▶ **Aim of the exercise**
Skip the pictures and repeat each line of the data exactly.

▶ **Task inputs**
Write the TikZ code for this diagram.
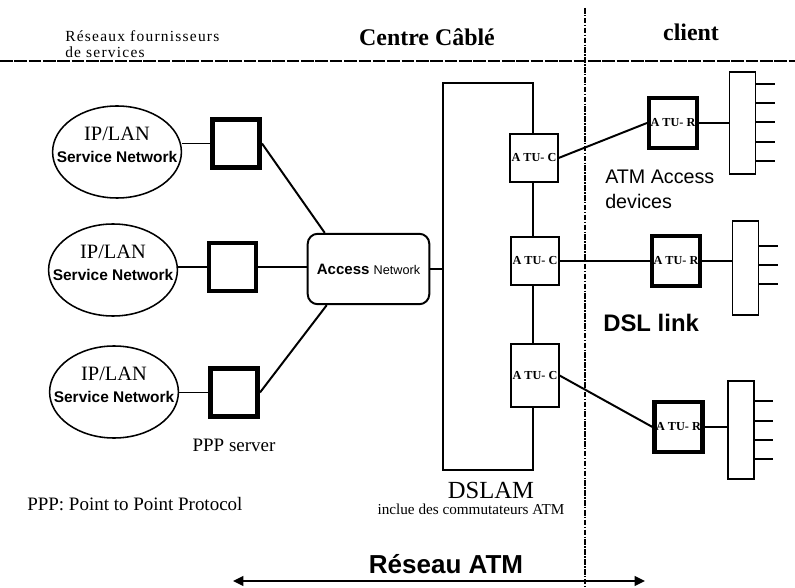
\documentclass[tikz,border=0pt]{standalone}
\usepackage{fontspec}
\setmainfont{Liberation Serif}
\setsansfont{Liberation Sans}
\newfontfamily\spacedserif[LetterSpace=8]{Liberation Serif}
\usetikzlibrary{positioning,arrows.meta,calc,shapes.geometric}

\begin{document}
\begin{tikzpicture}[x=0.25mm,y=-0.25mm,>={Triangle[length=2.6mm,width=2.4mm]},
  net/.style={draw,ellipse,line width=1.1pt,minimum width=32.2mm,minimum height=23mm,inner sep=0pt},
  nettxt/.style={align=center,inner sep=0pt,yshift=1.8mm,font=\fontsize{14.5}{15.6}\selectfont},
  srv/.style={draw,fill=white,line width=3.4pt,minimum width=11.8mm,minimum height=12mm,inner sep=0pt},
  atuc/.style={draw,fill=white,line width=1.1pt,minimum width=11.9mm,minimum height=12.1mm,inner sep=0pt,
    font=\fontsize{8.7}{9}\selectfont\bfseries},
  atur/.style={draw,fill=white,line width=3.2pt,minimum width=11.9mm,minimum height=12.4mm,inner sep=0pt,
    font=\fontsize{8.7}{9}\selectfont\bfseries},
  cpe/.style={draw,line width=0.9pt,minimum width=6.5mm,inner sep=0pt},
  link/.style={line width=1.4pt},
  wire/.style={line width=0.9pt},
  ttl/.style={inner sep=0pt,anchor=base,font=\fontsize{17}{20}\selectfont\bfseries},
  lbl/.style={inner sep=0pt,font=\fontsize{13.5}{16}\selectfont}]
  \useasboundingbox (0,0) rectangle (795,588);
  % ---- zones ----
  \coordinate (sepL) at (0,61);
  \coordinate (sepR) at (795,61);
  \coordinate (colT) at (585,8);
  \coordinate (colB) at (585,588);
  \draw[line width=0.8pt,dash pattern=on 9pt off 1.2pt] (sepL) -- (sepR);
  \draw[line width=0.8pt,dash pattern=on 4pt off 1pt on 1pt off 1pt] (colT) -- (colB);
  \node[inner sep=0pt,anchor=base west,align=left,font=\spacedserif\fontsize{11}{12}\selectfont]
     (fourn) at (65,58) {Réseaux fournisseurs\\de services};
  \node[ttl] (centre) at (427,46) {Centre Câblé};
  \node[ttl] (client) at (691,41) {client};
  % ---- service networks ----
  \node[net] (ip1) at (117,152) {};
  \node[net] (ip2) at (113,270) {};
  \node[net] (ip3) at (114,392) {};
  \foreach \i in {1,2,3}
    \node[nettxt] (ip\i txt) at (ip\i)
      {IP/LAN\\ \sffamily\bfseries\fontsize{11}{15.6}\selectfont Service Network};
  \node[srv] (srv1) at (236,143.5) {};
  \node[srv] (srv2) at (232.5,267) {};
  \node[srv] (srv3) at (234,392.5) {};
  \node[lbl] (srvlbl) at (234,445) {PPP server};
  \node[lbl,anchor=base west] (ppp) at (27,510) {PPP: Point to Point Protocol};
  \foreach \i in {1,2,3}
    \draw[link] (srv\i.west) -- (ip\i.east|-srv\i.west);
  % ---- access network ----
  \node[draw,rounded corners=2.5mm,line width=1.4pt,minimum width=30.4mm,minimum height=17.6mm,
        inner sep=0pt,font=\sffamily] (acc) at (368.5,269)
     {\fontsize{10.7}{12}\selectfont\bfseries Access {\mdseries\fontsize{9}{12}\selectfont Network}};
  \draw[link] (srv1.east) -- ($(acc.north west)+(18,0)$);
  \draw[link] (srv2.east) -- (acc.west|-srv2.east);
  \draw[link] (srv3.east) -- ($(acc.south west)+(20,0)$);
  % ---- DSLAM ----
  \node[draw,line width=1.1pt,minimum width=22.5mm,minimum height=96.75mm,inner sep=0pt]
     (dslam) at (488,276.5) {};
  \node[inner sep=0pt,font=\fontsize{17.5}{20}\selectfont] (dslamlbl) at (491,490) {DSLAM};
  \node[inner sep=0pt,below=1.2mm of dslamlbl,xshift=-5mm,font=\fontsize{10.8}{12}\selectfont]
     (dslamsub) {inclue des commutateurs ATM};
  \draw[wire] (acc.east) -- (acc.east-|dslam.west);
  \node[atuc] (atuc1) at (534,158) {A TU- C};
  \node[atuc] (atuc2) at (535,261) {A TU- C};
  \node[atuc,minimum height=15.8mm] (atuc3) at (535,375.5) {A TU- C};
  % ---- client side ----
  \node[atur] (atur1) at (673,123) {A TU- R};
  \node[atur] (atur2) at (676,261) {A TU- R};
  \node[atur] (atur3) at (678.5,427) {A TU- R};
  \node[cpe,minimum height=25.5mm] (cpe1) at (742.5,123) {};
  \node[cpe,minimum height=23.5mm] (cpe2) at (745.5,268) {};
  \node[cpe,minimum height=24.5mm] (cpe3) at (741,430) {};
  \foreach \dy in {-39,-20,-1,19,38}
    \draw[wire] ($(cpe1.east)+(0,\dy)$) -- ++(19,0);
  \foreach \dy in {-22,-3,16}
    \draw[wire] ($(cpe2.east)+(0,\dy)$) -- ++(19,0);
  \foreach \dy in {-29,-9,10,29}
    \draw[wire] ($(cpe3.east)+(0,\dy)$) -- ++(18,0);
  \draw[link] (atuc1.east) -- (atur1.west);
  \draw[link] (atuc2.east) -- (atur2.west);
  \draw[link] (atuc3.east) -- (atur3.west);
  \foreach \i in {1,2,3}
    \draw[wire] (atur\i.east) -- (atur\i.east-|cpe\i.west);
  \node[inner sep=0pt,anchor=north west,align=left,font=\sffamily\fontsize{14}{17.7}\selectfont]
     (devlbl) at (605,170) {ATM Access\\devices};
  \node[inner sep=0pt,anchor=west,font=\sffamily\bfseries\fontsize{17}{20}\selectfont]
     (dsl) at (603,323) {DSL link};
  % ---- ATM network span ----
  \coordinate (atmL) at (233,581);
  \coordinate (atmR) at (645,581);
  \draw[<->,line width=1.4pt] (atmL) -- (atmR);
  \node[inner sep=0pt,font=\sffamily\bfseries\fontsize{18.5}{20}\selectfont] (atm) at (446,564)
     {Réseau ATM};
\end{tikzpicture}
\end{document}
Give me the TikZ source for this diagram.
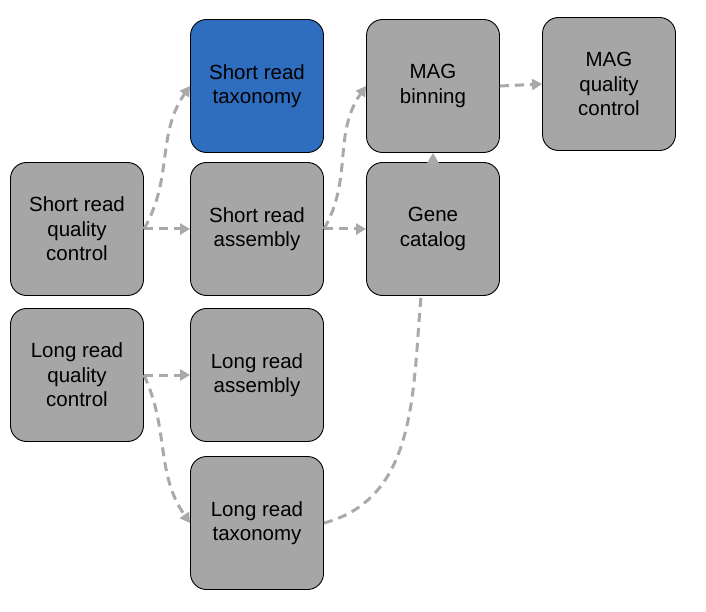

▶ **Answer to this task**
Write the TikZ code for this diagram.
\documentclass[tikz,border=0pt]{standalone}
\usepackage{fontspec}
\setmainfont{Liberation Serif}
\setsansfont{Liberation Sans}
\newfontfamily\spacedserif[LetterSpace=8]{Liberation Serif}
\usetikzlibrary{positioning,arrows.meta,calc,shapes.geometric}

\begin{document}
\begin{tikzpicture}[x=0.25mm,y=-0.25mm,>={Triangle[length=2.6mm,width=2.4mm]},
  net/.style={draw,ellipse,line width=1.1pt,minimum width=32.2mm,minimum height=23mm,inner sep=0pt},
  nettxt/.style={align=center,inner sep=0pt,yshift=1.8mm,font=\fontsize{14.5}{15.6}\selectfont},
  srv/.style={draw,fill=white,line width=3.4pt,minimum width=11.8mm,minimum height=12mm,inner sep=0pt},
  atuc/.style={draw,fill=white,line width=1.1pt,minimum width=11.9mm,minimum height=12.1mm,inner sep=0pt,
    font=\fontsize{8.7}{9}\selectfont\bfseries},
  atur/.style={draw,fill=white,line width=3.2pt,minimum width=11.9mm,minimum height=12.4mm,inner sep=0pt,
    font=\fontsize{8.7}{9}\selectfont\bfseries},
  cpe/.style={draw,line width=0.9pt,minimum width=6.5mm,inner sep=0pt},
  link/.style={line width=1.4pt},
  wire/.style={line width=0.9pt},
  ttl/.style={inner sep=0pt,anchor=base,font=\fontsize{17}{20}\selectfont\bfseries},
  lbl/.style={inner sep=0pt,font=\fontsize{13.5}{16}\selectfont}]
  \useasboundingbox (0,0) rectangle (795,588);
  % ---- zones ----
  \coordinate (sepL) at (0,61);
  \coordinate (sepR) at (795,61);
  \coordinate (colT) at (585,8);
  \coordinate (colB) at (585,588);
  \draw[line width=0.8pt,dash pattern=on 9pt off 1.2pt] (sepL) -- (sepR);
  \draw[line width=0.8pt,dash pattern=on 4pt off 1pt on 1pt off 1pt] (colT) -- (colB);
  \node[inner sep=0pt,anchor=base west,align=left,font=\spacedserif\fontsize{11}{12}\selectfont]
     (fourn) at (65,58) {Réseaux fournisseurs\\de services};
  \node[ttl] (centre) at (427,46) {Centre Câblé};
  \node[ttl] (client) at (691,41) {client};
  % ---- service networks ----
  \node[net] (ip1) at (117,152) {};
  \node[net] (ip2) at (113,270) {};
  \node[net] (ip3) at (114,392) {};
  \foreach \i in {1,2,3}
    \node[nettxt] (ip\i txt) at (ip\i)
      {IP/LAN\\ \sffamily\bfseries\fontsize{11}{15.6}\selectfont Service Network};
  \node[srv] (srv1) at (236,143.5) {};
  \node[srv] (srv2) at (232.5,267) {};
  \node[srv] (srv3) at (234,392.5) {};
  \node[lbl] (srvlbl) at (234,445) {PPP server};
  \node[lbl,anchor=base west] (ppp) at (27,510) {PPP: Point to Point Protocol};
  \foreach \i in {1,2,3}
    \draw[link] (srv\i.west) -- (ip\i.east|-srv\i.west);
  % ---- access network ----
  \node[draw,rounded corners=2.5mm,line width=1.4pt,minimum width=30.4mm,minimum height=17.6mm,
        inner sep=0pt,font=\sffamily] (acc) at (368.5,269)
     {\fontsize{10.7}{12}\selectfont\bfseries Access {\mdseries\fontsize{9}{12}\selectfont Network}};
  \draw[link] (srv1.east) -- ($(acc.north west)+(18,0)$);
  \draw[link] (srv2.east) -- (acc.west|-srv2.east);
  \draw[link] (srv3.east) -- ($(acc.south west)+(20,0)$);
  % ---- DSLAM ----
  \node[draw,line width=1.1pt,minimum width=22.5mm,minimum height=96.75mm,inner sep=0pt]
     (dslam) at (488,276.5) {};
  \node[inner sep=0pt,font=\fontsize{17.5}{20}\selectfont] (dslamlbl) at (491,490) {DSLAM};
  \node[inner sep=0pt,below=1.2mm of dslamlbl,xshift=-5mm,font=\fontsize{10.8}{12}\selectfont]
     (dslamsub) {inclue des commutateurs ATM};
  \draw[wire] (acc.east) -- (acc.east-|dslam.west);
  \node[atuc] (atuc1) at (534,158) {A TU- C};
  \node[atuc] (atuc2) at (535,261) {A TU- C};
  \node[atuc,minimum height=15.8mm] (atuc3) at (535,375.5) {A TU- C};
  % ---- client side ----
  \node[atur] (atur1) at (673,123) {A TU- R};
  \node[atur] (atur2) at (676,261) {A TU- R};
  \node[atur] (atur3) at (678.5,427) {A TU- R};
  \node[cpe,minimum height=25.5mm] (cpe1) at (742.5,123) {};
  \node[cpe,minimum height=23.5mm] (cpe2) at (745.5,268) {};
  \node[cpe,minimum height=24.5mm] (cpe3) at (741,430) {};
  \foreach \dy in {-39,-20,-1,19,38}
    \draw[wire] ($(cpe1.east)+(0,\dy)$) -- ++(19,0);
  \foreach \dy in {-22,-3,16}
    \draw[wire] ($(cpe2.east)+(0,\dy)$) -- ++(19,0);
  \foreach \dy in {-29,-9,10,29}
    \draw[wire] ($(cpe3.east)+(0,\dy)$) -- ++(18,0);
  \draw[link] (atuc1.east) -- (atur1.west);
  \draw[link] (atuc2.east) -- (atur2.west);
  \draw[link] (atuc3.east) -- (atur3.west);
  \foreach \i in {1,2,3}
    \draw[wire] (atur\i.east) -- (atur\i.east-|cpe\i.west);
  \node[inner sep=0pt,anchor=north west,align=left,font=\sffamily\fontsize{14}{17.7}\selectfont]
     (devlbl) at (605,170) {ATM Access\\devices};
  \node[inner sep=0pt,anchor=west,font=\sffamily\bfseries\fontsize{17}{20}\selectfont]
     (dsl) at (603,323) {DSL link};
  % ---- ATM network span ----
  \coordinate (atmL) at (233,581);
  \coordinate (atmR) at (645,581);
  \draw[<->,line width=1.4pt] (atmL) -- (atmR);
  \node[inner sep=0pt,font=\sffamily\bfseries\fontsize{18.5}{20}\selectfont] (atm) at (446,564)
     {Réseau ATM};
\end{tikzpicture}
\end{document}
Give me the TikZ source for this diagram.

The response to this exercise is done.